(begin)
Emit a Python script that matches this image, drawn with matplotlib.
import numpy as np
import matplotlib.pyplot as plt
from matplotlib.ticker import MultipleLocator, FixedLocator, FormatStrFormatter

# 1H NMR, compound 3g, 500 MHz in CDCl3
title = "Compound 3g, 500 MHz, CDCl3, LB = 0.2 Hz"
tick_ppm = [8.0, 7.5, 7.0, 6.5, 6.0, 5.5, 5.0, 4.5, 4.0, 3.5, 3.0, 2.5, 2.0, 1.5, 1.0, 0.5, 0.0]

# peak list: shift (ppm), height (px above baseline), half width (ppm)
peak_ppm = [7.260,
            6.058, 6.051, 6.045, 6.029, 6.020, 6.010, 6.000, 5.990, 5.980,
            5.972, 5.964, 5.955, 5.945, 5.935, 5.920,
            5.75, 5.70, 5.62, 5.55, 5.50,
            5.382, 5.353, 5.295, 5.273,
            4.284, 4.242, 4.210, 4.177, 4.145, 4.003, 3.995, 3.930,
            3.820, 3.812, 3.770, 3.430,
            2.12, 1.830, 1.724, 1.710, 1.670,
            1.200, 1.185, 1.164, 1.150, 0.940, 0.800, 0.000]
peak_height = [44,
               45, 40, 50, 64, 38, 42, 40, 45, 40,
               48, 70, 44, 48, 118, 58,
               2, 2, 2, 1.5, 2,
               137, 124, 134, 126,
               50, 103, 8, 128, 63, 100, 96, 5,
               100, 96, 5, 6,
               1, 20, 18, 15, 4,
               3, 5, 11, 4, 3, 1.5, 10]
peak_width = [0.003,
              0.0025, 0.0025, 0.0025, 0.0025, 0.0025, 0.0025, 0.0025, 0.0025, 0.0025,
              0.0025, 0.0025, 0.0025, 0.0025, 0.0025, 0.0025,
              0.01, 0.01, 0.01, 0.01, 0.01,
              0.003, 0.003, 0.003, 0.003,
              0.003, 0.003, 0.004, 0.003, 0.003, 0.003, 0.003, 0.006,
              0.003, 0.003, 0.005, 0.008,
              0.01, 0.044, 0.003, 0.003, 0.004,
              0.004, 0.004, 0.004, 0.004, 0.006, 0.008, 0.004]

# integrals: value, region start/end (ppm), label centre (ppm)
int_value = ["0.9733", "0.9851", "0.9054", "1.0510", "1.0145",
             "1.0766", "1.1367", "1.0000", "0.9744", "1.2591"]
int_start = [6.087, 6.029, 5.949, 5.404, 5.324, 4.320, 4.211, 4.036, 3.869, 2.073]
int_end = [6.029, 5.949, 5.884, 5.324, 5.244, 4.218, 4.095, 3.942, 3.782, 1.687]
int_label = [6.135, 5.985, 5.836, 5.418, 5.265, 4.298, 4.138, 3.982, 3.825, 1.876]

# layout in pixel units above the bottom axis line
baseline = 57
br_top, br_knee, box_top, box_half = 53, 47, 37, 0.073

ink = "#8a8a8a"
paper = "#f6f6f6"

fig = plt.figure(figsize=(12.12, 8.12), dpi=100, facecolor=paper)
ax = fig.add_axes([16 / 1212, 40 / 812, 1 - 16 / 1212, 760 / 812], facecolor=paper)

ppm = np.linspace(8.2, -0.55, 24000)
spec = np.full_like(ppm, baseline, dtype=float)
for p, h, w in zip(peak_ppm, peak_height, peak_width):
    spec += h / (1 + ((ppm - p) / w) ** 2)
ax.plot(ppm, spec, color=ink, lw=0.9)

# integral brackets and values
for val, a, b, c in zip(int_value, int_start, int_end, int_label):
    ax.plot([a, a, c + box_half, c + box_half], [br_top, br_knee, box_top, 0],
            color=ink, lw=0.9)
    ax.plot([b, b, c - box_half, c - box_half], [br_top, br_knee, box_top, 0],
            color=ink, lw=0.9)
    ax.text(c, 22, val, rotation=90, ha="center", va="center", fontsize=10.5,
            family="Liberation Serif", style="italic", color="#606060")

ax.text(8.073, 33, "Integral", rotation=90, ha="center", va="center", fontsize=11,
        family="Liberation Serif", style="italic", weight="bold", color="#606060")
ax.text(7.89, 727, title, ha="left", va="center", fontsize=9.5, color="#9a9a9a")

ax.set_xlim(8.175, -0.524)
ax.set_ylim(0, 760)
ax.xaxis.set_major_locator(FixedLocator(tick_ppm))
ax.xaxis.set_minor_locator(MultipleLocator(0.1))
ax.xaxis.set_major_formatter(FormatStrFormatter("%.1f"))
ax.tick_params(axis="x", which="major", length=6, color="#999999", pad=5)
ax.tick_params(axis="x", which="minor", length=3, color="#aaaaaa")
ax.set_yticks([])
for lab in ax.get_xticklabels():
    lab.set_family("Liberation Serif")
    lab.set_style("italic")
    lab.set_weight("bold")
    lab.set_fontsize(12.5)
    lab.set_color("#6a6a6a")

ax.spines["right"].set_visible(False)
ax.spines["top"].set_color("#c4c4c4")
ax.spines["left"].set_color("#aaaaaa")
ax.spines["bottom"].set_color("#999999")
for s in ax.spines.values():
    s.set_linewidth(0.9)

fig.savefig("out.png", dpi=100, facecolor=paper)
(end)
**Task description**.
Print back all the lines verbatim.

**Written solution**.
Emit a Python script that matches this image, drawn with matplotlib.
import numpy as np
import matplotlib.pyplot as plt
from matplotlib.ticker import MultipleLocator, FixedLocator, FormatStrFormatter

# 1H NMR, compound 3g, 500 MHz in CDCl3
title = "Compound 3g, 500 MHz, CDCl3, LB = 0.2 Hz"
tick_ppm = [8.0, 7.5, 7.0, 6.5, 6.0, 5.5, 5.0, 4.5, 4.0, 3.5, 3.0, 2.5, 2.0, 1.5, 1.0, 0.5, 0.0]

# peak list: shift (ppm), height (px above baseline), half width (ppm)
peak_ppm = [7.260,
            6.058, 6.051, 6.045, 6.029, 6.020, 6.010, 6.000, 5.990, 5.980,
            5.972, 5.964, 5.955, 5.945, 5.935, 5.920,
            5.75, 5.70, 5.62, 5.55, 5.50,
            5.382, 5.353, 5.295, 5.273,
            4.284, 4.242, 4.210, 4.177, 4.145, 4.003, 3.995, 3.930,
            3.820, 3.812, 3.770, 3.430,
            2.12, 1.830, 1.724, 1.710, 1.670,
            1.200, 1.185, 1.164, 1.150, 0.940, 0.800, 0.000]
peak_height = [44,
               45, 40, 50, 64, 38, 42, 40, 45, 40,
               48, 70, 44, 48, 118, 58,
               2, 2, 2, 1.5, 2,
               137, 124, 134, 126,
               50, 103, 8, 128, 63, 100, 96, 5,
               100, 96, 5, 6,
               1, 20, 18, 15, 4,
               3, 5, 11, 4, 3, 1.5, 10]
peak_width = [0.003,
              0.0025, 0.0025, 0.0025, 0.0025, 0.0025, 0.0025, 0.0025, 0.0025, 0.0025,
              0.0025, 0.0025, 0.0025, 0.0025, 0.0025, 0.0025,
              0.01, 0.01, 0.01, 0.01, 0.01,
              0.003, 0.003, 0.003, 0.003,
              0.003, 0.003, 0.004, 0.003, 0.003, 0.003, 0.003, 0.006,
              0.003, 0.003, 0.005, 0.008,
              0.01, 0.044, 0.003, 0.003, 0.004,
              0.004, 0.004, 0.004, 0.004, 0.006, 0.008, 0.004]

# integrals: value, region start/end (ppm), label centre (ppm)
int_value = ["0.9733", "0.9851", "0.9054", "1.0510", "1.0145",
             "1.0766", "1.1367", "1.0000", "0.9744", "1.2591"]
int_start = [6.087, 6.029, 5.949, 5.404, 5.324, 4.320, 4.211, 4.036, 3.869, 2.073]
int_end = [6.029, 5.949, 5.884, 5.324, 5.244, 4.218, 4.095, 3.942, 3.782, 1.687]
int_label = [6.135, 5.985, 5.836, 5.418, 5.265, 4.298, 4.138, 3.982, 3.825, 1.876]

# layout in pixel units above the bottom axis line
baseline = 57
br_top, br_knee, box_top, box_half = 53, 47, 37, 0.073

ink = "#8a8a8a"
paper = "#f6f6f6"

fig = plt.figure(figsize=(12.12, 8.12), dpi=100, facecolor=paper)
ax = fig.add_axes([16 / 1212, 40 / 812, 1 - 16 / 1212, 760 / 812], facecolor=paper)

ppm = np.linspace(8.2, -0.55, 24000)
spec = np.full_like(ppm, baseline, dtype=float)
for p, h, w in zip(peak_ppm, peak_height, peak_width):
    spec += h / (1 + ((ppm - p) / w) ** 2)
ax.plot(ppm, spec, color=ink, lw=0.9)

# integral brackets and values
for val, a, b, c in zip(int_value, int_start, int_end, int_label):
    ax.plot([a, a, c + box_half, c + box_half], [br_top, br_knee, box_top, 0],
            color=ink, lw=0.9)
    ax.plot([b, b, c - box_half, c - box_half], [br_top, br_knee, box_top, 0],
            color=ink, lw=0.9)
    ax.text(c, 22, val, rotation=90, ha="center", va="center", fontsize=10.5,
            family="Liberation Serif", style="italic", color="#606060")

ax.text(8.073, 33, "Integral", rotation=90, ha="center", va="center", fontsize=11,
        family="Liberation Serif", style="italic", weight="bold", color="#606060")
ax.text(7.89, 727, title, ha="left", va="center", fontsize=9.5, color="#9a9a9a")

ax.set_xlim(8.175, -0.524)
ax.set_ylim(0, 760)
ax.xaxis.set_major_locator(FixedLocator(tick_ppm))
ax.xaxis.set_minor_locator(MultipleLocator(0.1))
ax.xaxis.set_major_formatter(FormatStrFormatter("%.1f"))
ax.tick_params(axis="x", which="major", length=6, color="#999999", pad=5)
ax.tick_params(axis="x", which="minor", length=3, color="#aaaaaa")
ax.set_yticks([])
for lab in ax.get_xticklabels():
    lab.set_family("Liberation Serif")
    lab.set_style("italic")
    lab.set_weight("bold")
    lab.set_fontsize(12.5)
    lab.set_color("#6a6a6a")

ax.spines["right"].set_visible(False)
ax.spines["top"].set_color("#c4c4c4")
ax.spines["left"].set_color("#aaaaaa")
ax.spines["bottom"].set_color("#999999")
for s in ax.spines.values():
    s.set_linewidth(0.9)

fig.savefig("out.png", dpi=100, facecolor=paper)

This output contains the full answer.